Dia desses meditava sobre a expressão espanhola “pero no mucho”, que significa algo como “porém não muito”, e sua influência sobre a nossa qualidade de vida. Retornei alguns milênios no tempo, quando ensinava-se que a certeza de que as leis serão aplicadas é mais importante que seu eventual rigor.
O Brasil, através de leis das mais rigorosas do mundo, protege seus consumidores – “pero no mucho”, já que nosso conhecido espírito tolerante acaba atenuando eventuais sanções até que desmoralizadas fiquem.

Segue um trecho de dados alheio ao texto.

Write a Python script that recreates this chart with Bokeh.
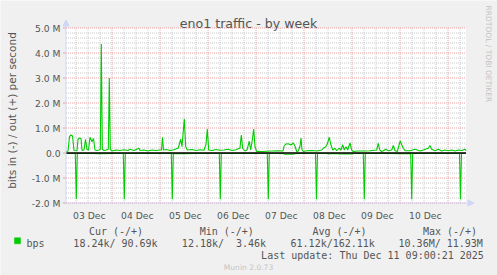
from math import pi
from bokeh.plotting import figure
from bokeh.models import Label, Arrow, NormalHead, Range1d
from bokeh.core.properties import value
from bokeh.embed import file_html
from bokeh.resources import INLINE

# ---------------- data ----------------
TITLE = "eno1 traffic - by week"
Y_LABEL = "bits in (-) / out (+) per second"
WATERMARK = "RRDTOOL / TOBI OETIKER"
FOOTER = "Munin 2.0.73"

# x: hours since 03 Dec 00:00
day_label_hours = [12, 36, 60, 84, 108, 132, 156, 180]
day_labels = ["03 Dec", "04 Dec", "05 Dec", "06 Dec", "07 Dec", "08 Dec", "09 Dec", "10 Dec"]
midnight_hours = [24, 48, 72, 96, 120, 144, 168, 192]
six_hour_marks = [h for h in range(6, 201, 6) if h % 24 != 0]

y_ticks = [-2, -1, 0, 1, 2, 3, 4, 5]
y_tick_labels = ["-2.0 M", "-1.0 M", "0.0", "1.0 M", "2.0 M", "3.0 M", "4.0 M", "5.0 M"]
y_minor = [round(-2 + 0.2 * i, 1) for i in range(36) if i % 5 != 0]

# out (+), Mbit/s
out_hours = [1.0, 2.0, 2.75, 3.5, 4.25, 5.0, 6.5, 7.0, 7.75, 8.5, 9.0, 10.0, 10.75, 11.5,
             12.25, 13.0, 14.0, 14.75, 15.5, 16.5, 17.5, 18.15, 18.65, 19.15, 20.0, 21.0,
             22.15, 22.65, 23.15, 24.0, 26.0, 28.0, 30.0, 32.0, 33.0, 35.0, 37.5, 38.0,
             40.0, 42.0, 44.0, 46.0, 48.0, 48.75, 49.25, 49.75, 51.0, 53.0, 55.0, 57.15,
             58.35, 59.0, 60.15, 60.85, 61.65, 64.0, 66.0, 68.0, 70.0, 71.0, 71.65, 72.35,
             74.0, 76.0, 78.0, 80.0, 82.0, 84.0, 86.0, 88.0, 88.65, 89.35, 90.5, 91.5,
             92.65, 93.35, 94.15, 94.85, 95.5, 96.35, 99.0, 101.0, 104.0, 107.0, 109.5,
             110.0, 110.85, 112.15, 113.5, 114.65, 115.5, 116.35, 117.15, 118.0, 118.5,
             119.0, 119.65, 121.5, 124.0, 126.5, 128.85, 129.65, 130.85, 131.65, 132.65,
             133.35, 134.35, 135.5, 136.35, 137.5, 138.5, 139.35, 140.15, 141.0, 141.85,
             143.0, 143.85, 144.65, 147.0, 150.0, 153.0, 156.35, 157.15, 157.85, 158.85,
             159.65, 160.85, 162.15, 163.85, 164.65, 165.5, 166.65, 167.65, 168.15, 168.85,
             169.65, 170.5, 173.0, 175.5, 178.0, 179.65, 182.15, 183.0, 183.85, 185.5,
             187.15, 188.85, 190.5, 192.15, 193.85, 195.5, 197.15, 199.0, 200.5, 201.0]
out_mbps = [0.05, 0.08, 0.66, 0.72, 0.68, 0.10, 0.09, 0.55, 0.60, 0.58, 0.10, 0.12, 0.55, 0.14,
            0.12, 0.63, 0.45, 0.58, 0.12, 0.10, 0.12, 0.14, 4.36, 0.15, 0.10, 0.12,
            0.15, 3.00, 0.14, 0.08, 0.12, 0.10, 0.13, 0.10, 0.15, 0.10, 0.19, 0.10,
            0.12, 0.08, 0.12, 0.10, 0.12, 0.12, 0.63, 0.12, 0.14, 0.10, 0.13, 0.20,
            0.55, 0.25, 1.36, 0.25, 0.12, 0.14, 0.10, 0.13, 0.11, 0.35, 0.96, 0.12,
            0.10, 0.14, 0.11, 0.12, 0.15, 0.10, 0.13, 0.20, 0.72, 0.18, 0.08, 0.12,
            0.47, 0.12, 0.52, 0.96, 0.25, 0.06, 0.06, 0.07, 0.08, 0.09, 0.08,
            0.27, 0.36, 0.37, 0.32, 0.40, 0.27, 0.06, 0.08, 0.27, 0.60,
            0.12, 0.06, 0.09, 0.10, 0.08, 0.12, 0.19, 0.25, 0.36, 0.63,
            0.36, 0.12, 0.19, 0.09, 0.19, 0.12, 0.33, 0.12, 0.25, 0.12,
            0.40, 0.12, 0.06, 0.08, 0.08, 0.09, 0.12, 0.39, 0.12, 0.06,
            0.09, 0.15, 0.09, 0.12, 0.30, 0.09, 0.06, 0.36, 0.48, 0.33,
            0.19, 0.09, 0.09, 0.15, 0.08, 0.12, 0.19, 0.30, 0.15, 0.09,
            0.15, 0.08, 0.12, 0.09, 0.12, 0.08, 0.12, 0.10, 0.15, 0.09]

# in (-), Mbit/s
in_hours = [1.0, 5.65, 6.15, 6.65, 12.0, 18.0, 24.0, 29.65, 30.15, 30.65, 36.0, 42.0, 48.0,
            53.65, 54.15, 54.65, 60.0, 66.0, 72.0, 77.65, 78.15, 78.65, 84.0, 90.0, 96.0,
            101.65, 102.15, 102.65, 108.0, 109.5, 110.5, 114.5, 116.0, 120.0, 125.75,
            126.25, 126.75, 131.5, 132.5, 134.0, 139.0, 140.0, 144.0, 145.0, 149.65,
            150.15, 150.65, 156.0, 162.0, 168.0, 173.35, 173.85, 174.35, 180.0, 186.0,
            192.0, 197.75, 198.25, 198.75, 201.0]
in_mbps = [-0.02, -0.02, -1.84, -0.02, -0.02, -0.03, -0.02, -0.02, -1.85, -0.02, -0.02, -0.02, -0.02,
           -0.02, -1.85, -0.02, -0.03, -0.02, -0.02, -0.02, -1.85, -0.02, -0.02, -0.02, -0.02,
           -0.02, -1.85, -0.02, -0.02, -0.02, -0.05, -0.05, -0.02, -0.02, -0.02,
           -1.85, -0.02, -0.02, -0.04, -0.02, -0.04, -0.03, -0.04, -0.02, -0.02,
           -1.85, -0.02, -0.02, -0.02, -0.03, -0.02, -1.85, -0.02, -0.02, -0.02,
           -0.02, -0.02, -1.85, -0.02, -0.02]

legend_name = "bps"
legend_headers = ["Cur (-/+)", "Min (-/+)", "Avg (-/+)", "Max (-/+)"]
legend_values = ["18.24k/ 90.69k", "12.18k/  3.46k", "61.12k/162.11k", "10.36M/ 11.93M"]
last_update = "Last update: Thu Dec 11 09:00:21 2025"

assert len(out_hours) == len(out_mbps)
assert len(in_hours) == len(in_mbps)

# ---------------- layout: the frame is the whole canvas; the chart area is a sub-box ----------------
W, H = 497, 275
FL, FR, FT, FB = 65.5, 465.5, 27.5, 202.5     # chart area in pixels
X0, X1, Y0, Y1 = 1.0, 201.0, -2.0, 5.0         # chart area in data units


def hx(px):
    return X0 + (px - FL) * (X1 - X0) / (FR - FL)


def vy(py):
    return Y1 - (py - FT) * (Y1 - Y0) / (FB - FT)


def keep_spaces(s):
    # monospace legend: keep runs of spaces visible in SVG text
    return s.replace(" ", "\u00a0")


GREEN = "#00CC00"
AXIS = "#CFD6F8"
MAJ = "#E8A0A0"
MIN = "#C8C8C8"
TXT = "#555555"
LIGHT = "#c4c4c4"
SANS = "DejaVu Sans"
MONO = "DejaVu Sans Mono"

p = figure(width=W, height=H, x_range=Range1d(hx(0), hx(W)), y_range=Range1d(vy(H), vy(0)),
           output_backend="svg", toolbar_location=None, title=None,
           x_axis_location=None, y_axis_location=None, min_border=0,
           background_fill_color="#F0F0F0", border_fill_color="#F0F0F0",
           outline_line_color=None)
p.grid.visible = False

# canvas
p.quad(left=[X0], right=[X1], bottom=[Y0], top=[Y1], fill_color="#FFFFFF", line_color=None)

# grid lines (from the tick arrays, through the plot scales)
p.segment(x0=six_hour_marks, y0=Y0, x1=six_hour_marks, y1=Y1, line_color=MIN, line_width=1, line_dash="1 1")
p.segment(x0=X0, y0=y_minor, x1=X1, y1=y_minor, line_color=MIN, line_width=1, line_dash="1 1")
p.segment(x0=midnight_hours, y0=Y0, x1=midnight_hours, y1=Y1, line_color=MAJ, line_width=1, line_dash="1 1")
p.segment(x0=X0, y0=y_ticks, x1=X1, y1=y_ticks, line_color=MAJ, line_width=1, line_dash="1 1")
# small ticks left of the y axis
p.segment(x0=hx(62.5), y0=y_ticks, x1=X0, y1=y_ticks, line_color=MAJ, line_width=1)

# tick labels
p.text(x=hx(60), y=y_ticks, text=y_tick_labels, text_align="right", text_baseline="middle",
       text_font=value(SANS), text_font_size=value("9.2px"), text_color=TXT)
p.text(x=day_label_hours, y=vy(215), text=day_labels, text_align="center", text_baseline="alphabetic",
       x_offset=1.3, text_font=value(SANS), text_font_size=value("9.2px"), text_color=TXT)

# data
p.line(out_hours, out_mbps, line_color=GREEN, line_width=1.1)
p.line(in_hours, in_mbps, line_color=GREEN, line_width=1.1)
p.line([X0, X1], [0, 0], line_color="#000000", line_width=1.6)

# axis lines with arrows
p.add_layout(Arrow(x_start=X0, y_start=Y0, x_end=X0, y_end=vy(19.5), line_color=AXIS, line_width=1,
                   end=NormalHead(size=6, fill_color=AXIS, line_color=AXIS)))
p.add_layout(Arrow(x_start=X0, y_start=Y0, x_end=hx(473.5), y_end=Y0, line_color=AXIS, line_width=1,
                   end=NormalHead(size=6, fill_color=AXIS, line_color=AXIS)))

# texts
p.add_layout(Label(x=hx(248), y=vy(23), text=TITLE, text_align="center", text_baseline="alphabetic",
                   text_font=SANS, text_font_size="12.6px", text_color=TXT))
p.add_layout(Label(x=hx(11), y=vy(110), text=Y_LABEL, angle=pi / 2, text_align="center",
                   text_baseline="middle", text_font=SANS, text_font_size="10.5px", text_color=TXT))
p.add_layout(Label(x=hx(487.5), y=vy(53.4), text=WATERMARK, angle=-pi / 2, text_align="center",
                   text_baseline="middle", text_font=SANS, text_font_size="7.5px", text_color=LIGHT))
p.add_layout(Label(x=hx(248), y=vy(266.7), text=FOOTER, text_align="center", text_baseline="alphabetic",
                   text_font=SANS, text_font_size="7.55px", text_color=LIGHT))

# legend
p.quad(left=[hx(14)], right=[hx(20)], top=[vy(237.3)], bottom=[vy(243.3)],
       fill_color=GREEN, line_color=GREEN, line_width=0.5)
p.add_layout(Label(x=hx(26), y=vy(243.3), text=legend_name, text_align="left", text_baseline="alphabetic",
                   text_font=MONO, text_font_size="10px", text_color=TXT))
for cx, t in zip([115.5, 226.3, 339.0, 449.5], legend_headers):
    p.add_layout(Label(x=hx(cx), y=vy(230.7), text=keep_spaces(t), text_align="center",
                       text_baseline="alphabetic", text_font=MONO, text_font_size="10px", text_color=TXT))
for cx, t in zip([115.0, 223.5, 332.2, 440.2], legend_values):
    p.add_layout(Label(x=hx(cx), y=vy(243.3), text=keep_spaces(t), text_align="center",
                       text_baseline="alphabetic", text_font=MONO, text_font_size="10px", text_color=TXT))
p.add_layout(Label(x=hx(372), y=vy(255), text=last_update, text_align="center", text_baseline="alphabetic",
                   text_font=MONO, text_font_size="10px", text_color=TXT))

open("out.html", "w").write(file_html(p, INLINE))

O Brasil, através de leis das mais avançadas do mundo, protege seus filhos dos efeitos nefastos da criminalidade – “pero no mucho”, pois as prisões populadas quase que exclusivamente por miseráveis e a ausência do Estado em diversos rincões lançaram-nos em deplorável realidade, justificadamente comparável a algumas guerras que flagelam a humanidade.

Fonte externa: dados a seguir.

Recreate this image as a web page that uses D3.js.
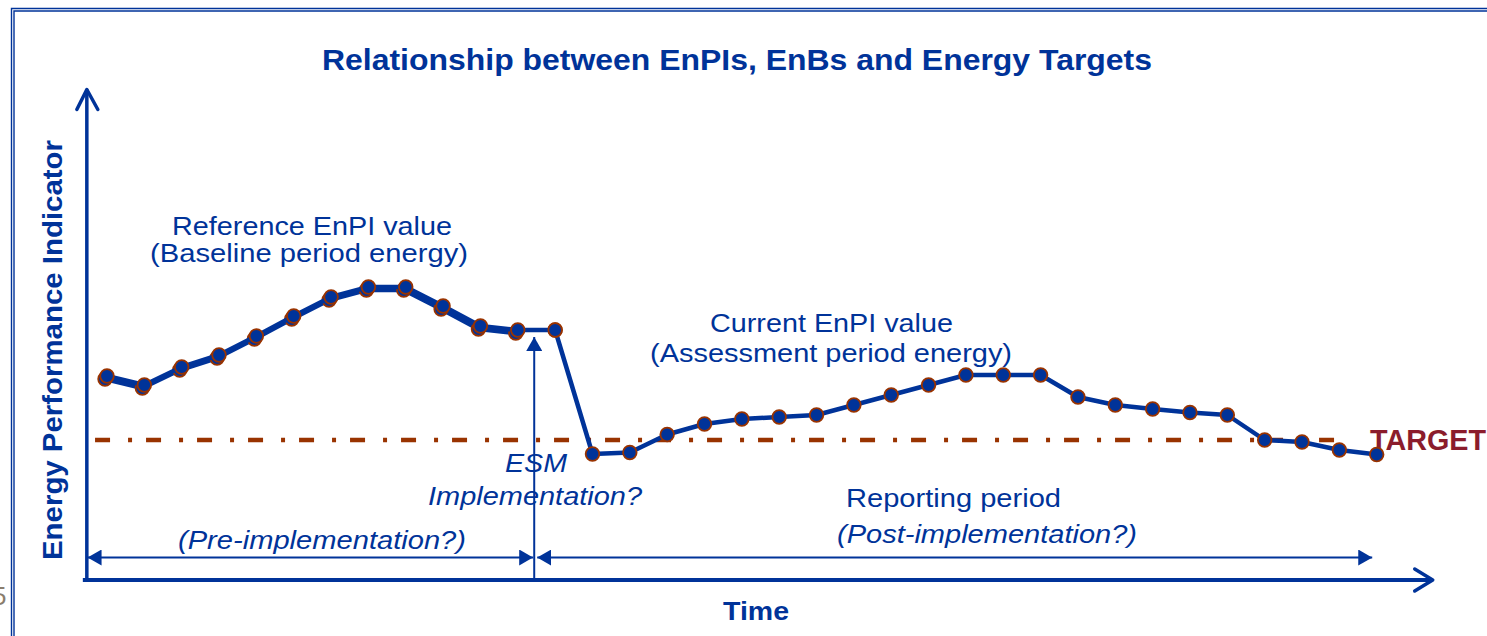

O Brasil, através de leis das mais meticulosas do mundo, protege o ambiente empresarial – “pero no mucho”, pois os infindáveis meandros da burocracia lançam sobre as empresas aqui instaladas uma das maiores cargas administrativas que a humanidade jamais concebeu, tornando belos princípios “letra morta”.
O Brasil, através de leis das mais belas do mundo, protege suas vítimas de crimes – “pero no mucho”, pois a ausência de instrumentos que permitam transformar a teoria em prática lança na miséria e no desamparo tantos órfãos e viúvas.

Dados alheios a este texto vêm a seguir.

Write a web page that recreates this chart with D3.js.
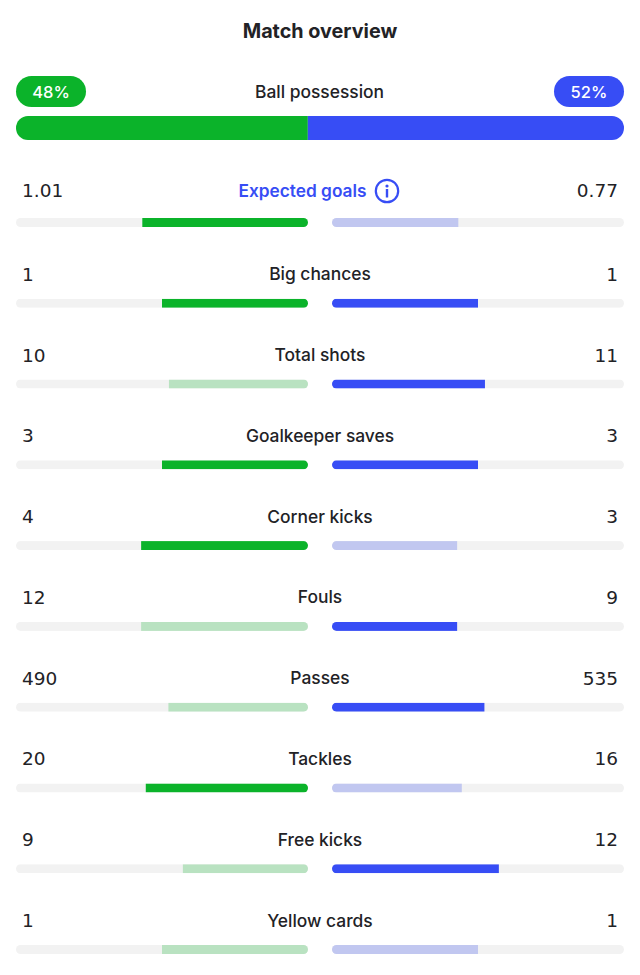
<!DOCTYPE html>
<html>
<head>
<meta charset="utf-8">
<script src="https://cdn.jsdelivr.net/npm/d3@7"></script>
<style>
  html, body { margin: 0; padding: 0; background: #fff; }
  svg { display: block; }
  text { fill: #222226; font-family: "Inter", sans-serif; }
  .title { font-size: 19.8px; font-weight: 700; }
  .label { font-size: 17.4px; font-weight: 450; }
  .value { font-size: 18.5px; font-family: "DejaVu Sans", sans-serif; }
</style>
</head>
<body>
<svg id="chart" width="640" height="975"></svg>
<script>
const GREEN = "#0bb32a";
const BLUE = "#374df5";
const LIGHT_GREEN = "#b9e2c1";
const LIGHT_BLUE = "#c1c7f0";
const TRACK = "#f2f2f2";

const possession = [48, 52];

const categories = ["Expected goals", "Big chances", "Total shots", "Goalkeeper saves", "Corner kicks", "Fouls", "Passes", "Tackles", "Free kicks", "Yellow cards"];
const homeValues = [1.01, 1, 10, 3, 4, 12, 490, 20, 9, 1];
const awayValues = [0.77, 1, 11, 3, 3, 9, 535, 16, 12, 1];
const homeLabels = ["1.01", "1", "10", "3", "4", "12", "490", "20", "9", "1"];
const awayLabels = ["0.77", "1", "11", "3", "3", "9", "535", "16", "12", "1"];
// which side got the strong colour in each row
const homeStrong = [true, true, false, true, true, false, false, true, false, false];
const awayStrong = [false, true, true, true, false, true, true, false, true, false];

const LEFT = 16, RIGHT = 624, BAR_W = 292, BAR_H = 9;

const svg = d3.select("#chart");
const defs = svg.append("defs");

svg.append("text")
  .attr("class", "title")
  .attr("x", 320)
  .attr("y", 38)
  .attr("text-anchor", "middle")
  .text("Match overview");

// Ball possession
const pillW = 70, pillH = 31, pillY = 76;
[[LEFT, GREEN, possession[0]], [RIGHT - pillW, BLUE, possession[1]]].forEach(([x, color, v]) => {
  svg.append("rect")
    .attr("x", x).attr("y", pillY)
    .attr("width", pillW).attr("height", pillH)
    .attr("rx", pillH / 2)
    .attr("fill", color);
  svg.append("text")
    .attr("x", x + pillW / 2)
    .attr("y", pillY + 21.5)
    .attr("text-anchor", "middle")
    .style("fill", "#fff")
    .style("font-size", "16.5px")
    .style("font-weight", 500)
    .text(v + "%");
});

svg.append("text")
  .attr("class", "label")
  .attr("x", 319.5)
  .attr("y", 97.5)
  .attr("text-anchor", "middle")
  .text("Ball possession");

const possX = d3.scaleLinear().domain([0, 100]).range([LEFT, RIGHT]);

defs.append("clipPath").attr("id", "possClip")
  .append("rect")
  .attr("x", LEFT).attr("y", 116)
  .attr("width", RIGHT - LEFT).attr("height", 24)
  .attr("rx", 12);

const poss = svg.append("g").attr("clip-path", "url(#possClip)");
poss.append("rect")
  .attr("x", possX(0)).attr("y", 116)
  .attr("width", possX(possession[0]) - possX(0)).attr("height", 24)
  .attr("fill", GREEN);
poss.append("rect")
  .attr("x", possX(possession[0])).attr("y", 116)
  .attr("width", possX(100) - possX(possession[0])).attr("height", 24)
  .attr("fill", BLUE);

// Stat rows
const rowY = d3.scalePoint().domain(categories).range([218, 945]);

defs.append("clipPath").attr("id", "leftClip")
  .append("rect")
  .attr("x", LEFT).attr("width", BAR_W).attr("height", BAR_H).attr("rx", BAR_H / 2);
defs.append("clipPath").attr("id", "rightClip")
  .append("rect")
  .attr("x", RIGHT - BAR_W).attr("width", BAR_W).attr("height", BAR_H).attr("rx", BAR_H / 2);

categories.forEach((name, i) => {
  const g = svg.append("g").attr("transform", `translate(0,${rowY(name)})`);
  const total = homeValues[i] + awayValues[i];
  const w = d3.scaleLinear().domain([0, total]).range([0, BAR_W]);
  // the first row has a bit more room under its text
  const textY = i === 0 ? -21 : -18;

  g.append("text")
    .attr("class", "value")
    .attr("x", 22).attr("y", textY)
    .text(homeLabels[i]);
  g.append("text")
    .attr("class", "value")
    .attr("x", 618).attr("y", textY)
    .attr("text-anchor", "end")
    .text(awayLabels[i]);

  const label = g.append("text")
    .attr("class", "label")
    .attr("x", i === 0 ? 302.5 : 320)
    .attr("y", textY - 0.5)
    .attr("text-anchor", "middle")
    .text(name);

  if (i === 0) {
    label.style("fill", BLUE).style("font-weight", 600).style("font-size", "17.3px");
    const icon = g.append("g").attr("transform", "translate(387,-27)");
    icon.append("circle").attr("r", 11.2).attr("fill", "none").attr("stroke", BLUE).attr("stroke-width", 2.2);
    icon.append("circle").attr("cy", -5).attr("r", 1.6).attr("fill", BLUE);
    icon.append("rect").attr("x", -1.2).attr("y", -2).attr("width", 2.4).attr("height", 8.5).attr("fill", BLUE);
  }

  const left = g.append("g").attr("clip-path", "url(#leftClip)");
  left.append("rect").attr("x", LEFT).attr("width", BAR_W).attr("height", BAR_H).attr("fill", TRACK);
  left.append("rect")
    .attr("x", LEFT + BAR_W - w(homeValues[i]))
    .attr("width", w(homeValues[i]))
    .attr("height", BAR_H)
    .attr("fill", homeStrong[i] ? GREEN : LIGHT_GREEN);

  const right = g.append("g").attr("clip-path", "url(#rightClip)");
  right.append("rect").attr("x", RIGHT - BAR_W).attr("width", BAR_W).attr("height", BAR_H).attr("fill", TRACK);
  right.append("rect")
    .attr("x", RIGHT - BAR_W)
    .attr("width", w(awayValues[i]))
    .attr("height", BAR_H)
    .attr("fill", awayStrong[i] ? BLUE : LIGHT_BLUE);
});
</script>
</body>
</html>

O Brasil, através de leis das mais humanas do mundo, proíbe a tortura – “pero no mucho”, pois uma sociedade desigual e conflituosa acaba fechando os olhos ao que acontece em suas prisões, aceitando aquela máxima segundo a qual “tudo é aceitável contra certo tipo de gente”.
O Brasil, através de leis das mais lógicas do mundo, garante a saúde e a educação para todos os seus filhos – “pero no mucho”, pois a corrupção, no mais das vezes impune, aliada aos desmandos administrativos, desvia recursos dos hospitais e submete nossas crianças a criminosos que ditam quando e de que forma nossas escolas devem funcionar.
Leio nos jornais que traficantes limitam a circulação de pessoas em bairros pobres. Vou à janela. Contemplo nosso tão rico, pobre e conflituoso país. E fico a pensar: até quando ignoraremos a verdade óbvia de que nosso sistema legal, perdoando a digressão, não está legal?